Достаточно буйной, чтобы убить её следующего мужа? «Я на самом деле не могу ответить на это, потому что меня там не было, но когда мы были женаты, казалось, что она, конечно, много знала о наёмных убийцах. Если бы кто-то её сильно достал, она заплатила бы тому парню, с которым была знакома, пятьдесят или сто долларов, чтобы тот их побил. Это было довольно жутко. По собственному опыту знаю, что она была опасна. У неё определенно зловещая изнанка. Однажды, когда я спал, она пыталась поджечь мою кровать. Начался пожар, и я был в шоке, когда проснулся. Понять мотивы поведения Кортни невозможно. Она сильно всех презирала и вела себя, как избалованная маленькая соплячка».

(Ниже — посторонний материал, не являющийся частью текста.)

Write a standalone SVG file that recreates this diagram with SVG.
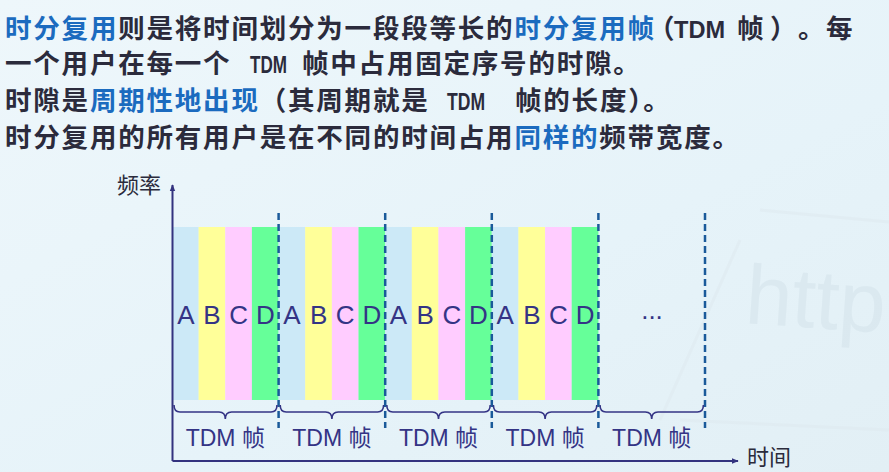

Когда начали появляться теории заговора, Морланд предложил немного другую версию в «New York Press»:

«Я могу себе представить, что [Курт] вступил в какой-то нелепый спор с ней, и ему это так надоело, что он, скорее всего, спонтанно прибежал домой и застрелился. Большинство людей хотело бы покончить с собой, просто узнав, что она собой представляет. Другой сценарий, который страшнее, и был хладнокровно реализован — из-за наличия корыстного мотива для его убийства. Я могу также предвидеть, что произошло, потому что Кортни — жестокая женщина, которая даже в разгар нашего анонимного, никудышного, нищего короткого брака угрожала побить меня за двести долларов, когда я не делал то, что она хотела. Я так боялся её, что тут же сдавался. В то время она была просто стриптизершей-героинщицей и проституткой, но дайте такой особе пару миллионов, и вы без преувеличений поймёте, насколько опасны они могут быть».